The painting is titled, And Then I Saw Her Face, based on the Monkee’s song, of course, the follow up line being, “Now, I’m a believer.” Get it? Of course, you do. I needn’t even add, “It seemed to fit the situation.”

Because books take a long time to write (at least they do for me) I knew I had a long while of writing ahead of me with Thunderbird and the Ball of Twine, and the painting was a way of meditating while I was writing and letting Odile and Johnnie’s story develop. The woman in the painting shouldn’t be imagined as being Odile. She was never ever in my head as Odile, so please don’t get her stuck in your imagination as being the face of Odile as she’s not.
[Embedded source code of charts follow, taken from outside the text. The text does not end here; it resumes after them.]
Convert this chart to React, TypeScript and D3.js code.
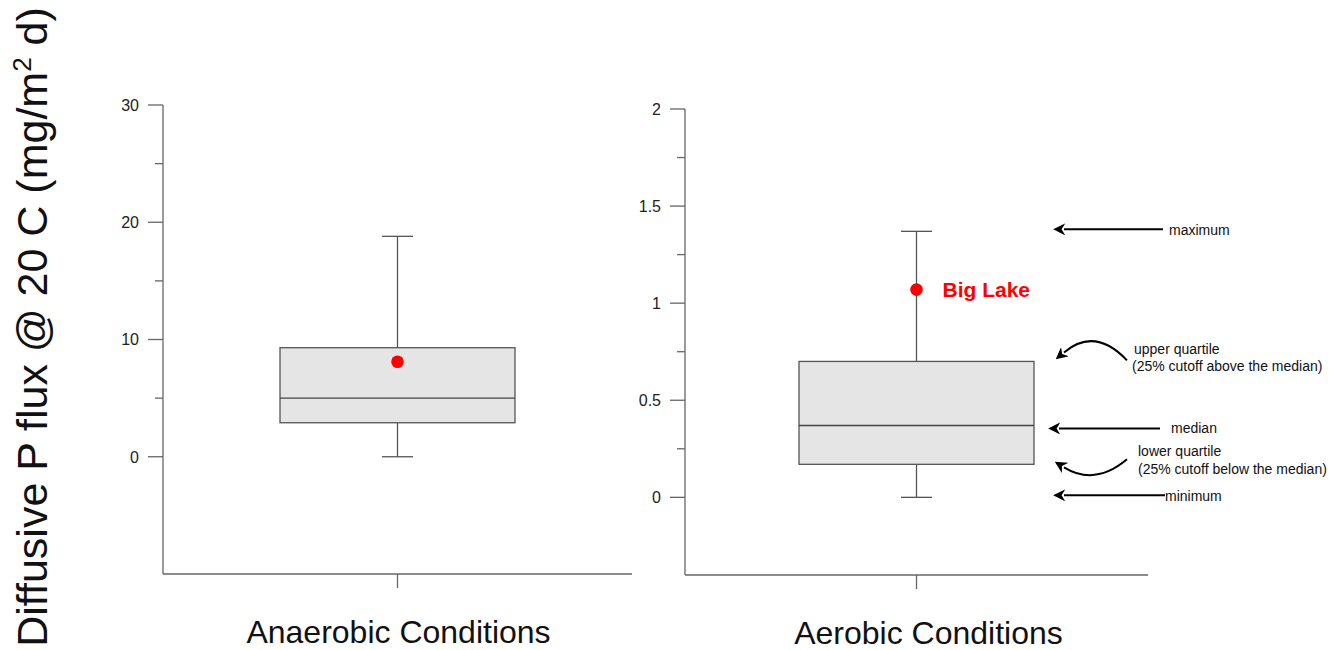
import React from "react";
import * as d3 from "d3";

const categories = ["Anaerobic Conditions", "Aerobic Conditions"];
// box stats: min, q1, median, q3, max
const anaerobicStats = [0, 2.9, 5.0, 9.3, 18.8];
const aerobicStats = [0, 0.17, 0.37, 0.7, 1.37];
const bigLakeValues = [8.1, 1.07];
const leftTicks = [0, 10, 20, 30];
const leftMinorTicks = [5, 15, 25];
const rightTicks = [0, 0.5, 1, 1.5, 2];
const rightMinorTicks = [0.25, 0.75, 1.25, 1.75];
const annotationLabels = ["maximum", "upper quartile", "(25% cutoff above the median)", "median", "lower quartile", "(25% cutoff below the median)", "minimum"];

const FONT = "'Liberation Sans', Arial, sans-serif";
const AXIS = "#666";

type PanelProps = {
  cat: string;
  stats: number[];
  dot: number;
  domain: [number, number];
  yRange: [number, number];
  xRange: [number, number];
  ticks: number[];
  minor: number[];
  labelRight: number;
  catDx: number;
  showLabel?: boolean;
};

function Panel(p: PanelProps) {
  const y = d3.scaleLinear().domain(p.domain).range(p.yRange);
  const x = d3.scalePoint<string>().domain([p.cat]).range(p.xRange).padding(0.5);
  const cx = x(p.cat) as number;
  const bw = 235;
  const cap = 31;
  const [mn, q1, med, q3, mx] = p.stats;
  const x0 = p.xRange[0];
  const bottom = p.yRange[0];
  const top = p.yRange[1];
  return (
    <g>
      <line x1={x0} x2={x0} y1={top} y2={bottom} stroke={AXIS} strokeWidth={1.3} />
      {p.ticks.map((t) => (
        <g key={"t" + t}>
          <line x1={x0 - 15} x2={x0} y1={y(t)} y2={y(t)} stroke={AXIS} strokeWidth={1.3} />
          <text x={p.labelRight} y={y(t)} dy="0.36em" textAnchor="end" fontSize={16} fontFamily={FONT} fill="#222">
            {d3.format("~g")(t)}
          </text>
        </g>
      ))}
      {p.minor.map((t) => (
        <line key={"m" + t} x1={x0 - 8} x2={x0} y1={y(t)} y2={y(t)} stroke={AXIS} strokeWidth={1.3} />
      ))}
      <line x1={x0} x2={p.xRange[1]} y1={bottom} y2={bottom} stroke={AXIS} strokeWidth={1.3} />
      <line x1={cx} x2={cx} y1={bottom} y2={bottom + 14} stroke={AXIS} strokeWidth={1.3} />
      <text x={cx + p.catDx} y={bottom + 69} textAnchor="middle" fontSize={32} fontFamily={FONT} fill="#111">
        {p.cat}
      </text>
      <line x1={cx} x2={cx} y1={y(mx)} y2={y(q3)} stroke="#555" strokeWidth={1.3} />
      <line x1={cx} x2={cx} y1={y(q1)} y2={y(mn)} stroke="#555" strokeWidth={1.3} />
      <line x1={cx - cap / 2} x2={cx + cap / 2} y1={y(mx)} y2={y(mx)} stroke="#555" strokeWidth={1.3} />
      <line x1={cx - cap / 2} x2={cx + cap / 2} y1={y(mn)} y2={y(mn)} stroke="#555" strokeWidth={1.3} />
      <rect x={cx - bw / 2} y={y(q3)} width={bw} height={y(q1) - y(q3)} fill="#e5e5e5" stroke="#555" strokeWidth={1.3} />
      <line x1={cx - bw / 2} x2={cx + bw / 2} y1={y(med)} y2={y(med)} stroke="#444" strokeWidth={1.3} />
      <circle cx={cx} cy={y(p.dot)} r={6.3} fill="#ff0000" />
      {p.showLabel && (
        <text x={cx + 26} y={y(p.dot)} dy="0.36em" fontSize={21} fontWeight="bold" fontFamily={FONT} fill="#ff0000">
          Big Lake
        </text>
      )}
    </g>
  );
}

export default function App() {
  const yR = d3.scaleLinear().domain([-0.4, 2]).range([575, 109]);
  const s = aerobicStats;
  const annFont = { fontSize: 14, fontFamily: FONT, fill: "#111" } as const;
  return (
    <svg width={1334} height={650} style={{ position: "absolute", left: 0, top: 0, background: "#fff" }}>
      <defs>
        <marker id="ah" viewBox="0 0 10 10" refX={1} refY={5} markerWidth={6} markerHeight={6} orient="auto-start-reverse" markerUnits="strokeWidth">
          <path d="M0,0 L10,5 L0,10 L3,5 Z" fill="#000" />
        </marker>
      </defs>
      <text transform="translate(47,327) rotate(-90)" textAnchor="middle" fontSize={43} fontFamily={FONT} fill="#111">
        Diffusive P flux @ 20 C (mg/m<tspan dy={-16} fontSize={26}>2</tspan><tspan dy={16}> d)</tspan>
      </text>
      <Panel
        cat={categories[0]}
        stats={anaerobicStats}
        dot={bigLakeValues[0]}
        domain={[-10, 30]}
        yRange={[574, 105]}
        xRange={[163, 632]}
        ticks={leftTicks}
        minor={leftMinorTicks}
        labelRight={139}
        catDx={1}
      />
      <Panel
        cat={categories[1]}
        stats={aerobicStats}
        dot={bigLakeValues[1]}
        domain={[-0.4, 2]}
        yRange={[575, 109]}
        xRange={[685, 1148]}
        ticks={rightTicks}
        minor={rightMinorTicks}
        labelRight={661}
        catDx={12}
        showLabel
      />
      <g stroke="#000" strokeWidth={2} fill="none">
        <line x1={1163} x2={1064} y1={yR(s[4]) - 2} y2={yR(s[4]) - 2} markerEnd="url(#ah)" />
        <line x1={1160} x2={1059} y1={yR(s[2]) + 3} y2={yR(s[2]) + 3} markerEnd="url(#ah)" />
        <line x1={1165} x2={1064} y1={yR(s[0]) - 2} y2={yR(s[0]) - 2} markerEnd="url(#ah)" />
        <path d={`M1127,${yR(s[3]) - 1} Q1095,${yR(s[3]) - 35} 1064,${yR(s[3]) - 9}`} markerEnd="url(#ah)" />
        <path d={`M1127,${yR(s[1]) - 5} Q1095,${yR(s[1]) + 22} 1064,${yR(s[1]) + 3}`} markerEnd="url(#ah)" />
      </g>
      <text x={1169} y={yR(s[4]) + 4} {...annFont}>{annotationLabels[0]}</text>
      <text x={1134} y={yR(s[3]) - 7} {...annFont}>{annotationLabels[1]}</text>
      <text x={1132} y={yR(s[3]) + 10} {...annFont}>{annotationLabels[2]}</text>
      <text x={1171} y={yR(s[2]) + 8} {...annFont}>{annotationLabels[3]}</text>
      <text x={1138} y={yR(s[1]) - 8} {...annFont}>{annotationLabels[4]}</text>
      <text x={1138} y={yR(s[1]) + 10} {...annFont}>{annotationLabels[5]}</text>
      <text x={1165} y={yR(s[0]) + 4} {...annFont}>{annotationLabels[6]}</text>
    </svg>
  );
}
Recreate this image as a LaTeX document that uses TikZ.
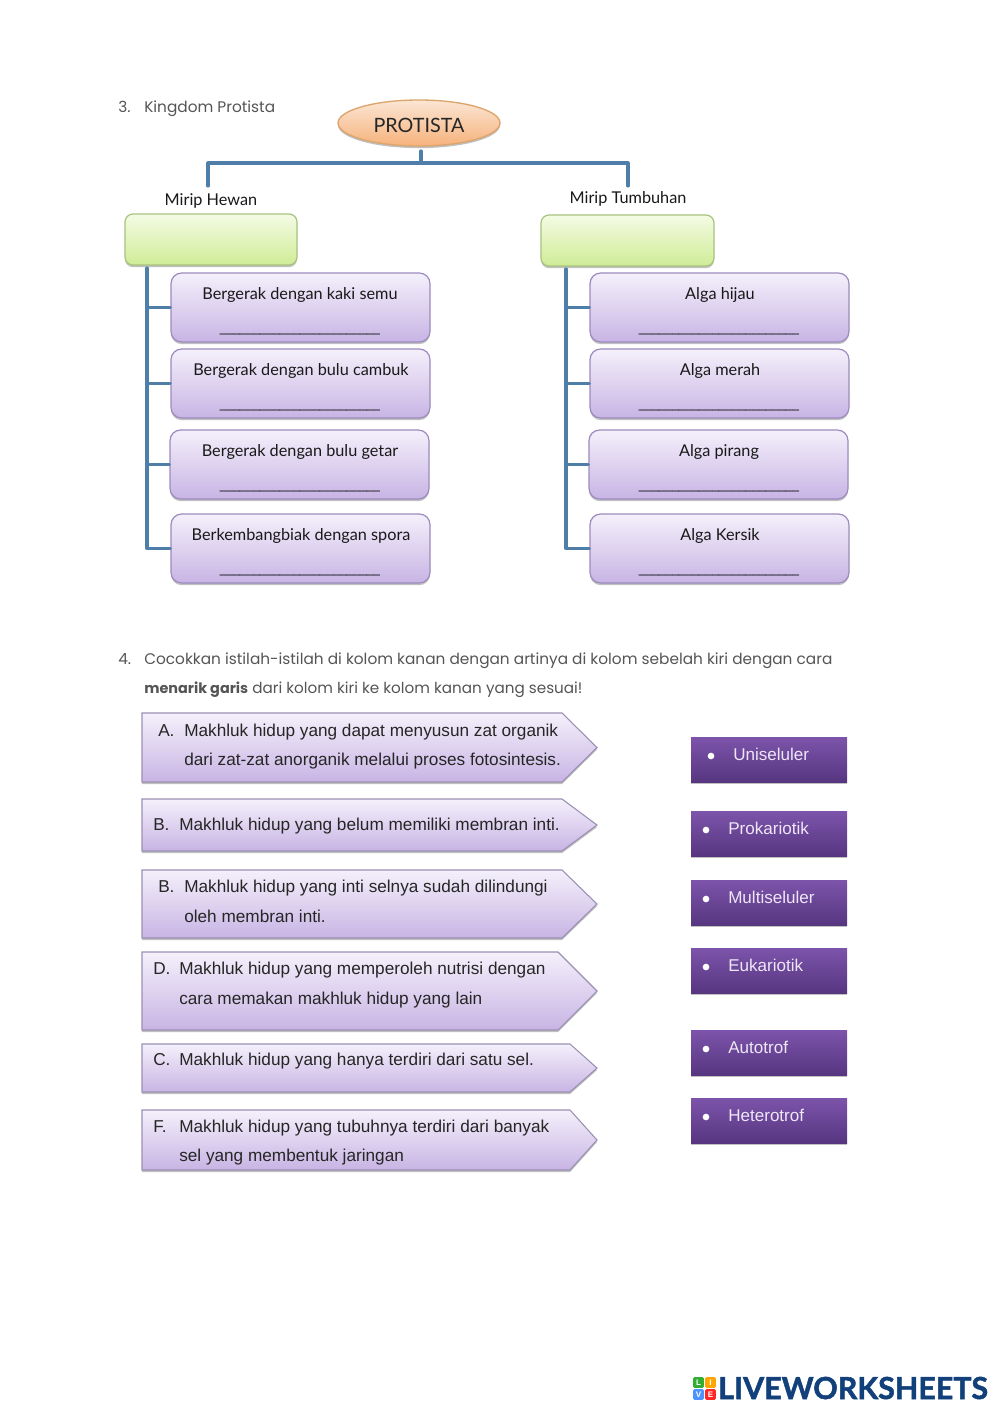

Of course, if you think she has a really nice face and you want her to be the face of Odile, I can’t exactly stop that from happening. (I think this woman is instead Neftoon Zamora.)

You might be thinking, “If she was able to get some shots of shops across the street from the museum, then why didn’t she simply cross the street and take shots of the museum’s facade from in front of the home furnishings place?”

And, you know, you can just be quiet and not raise that question, because it’s not exactly useful to propose that solution to me several years down the road and hundreds of miles away, is it?

That’s enough photos for today. I shall continue later with yet more photos of the International UfO Museum and Research Center at Roswell, which Odile most certainly would have visited eventually, though not likely immediately, after having seen whatever it was she happened to see in the sky that day that Johnnie crashed his Thunderbird into her car.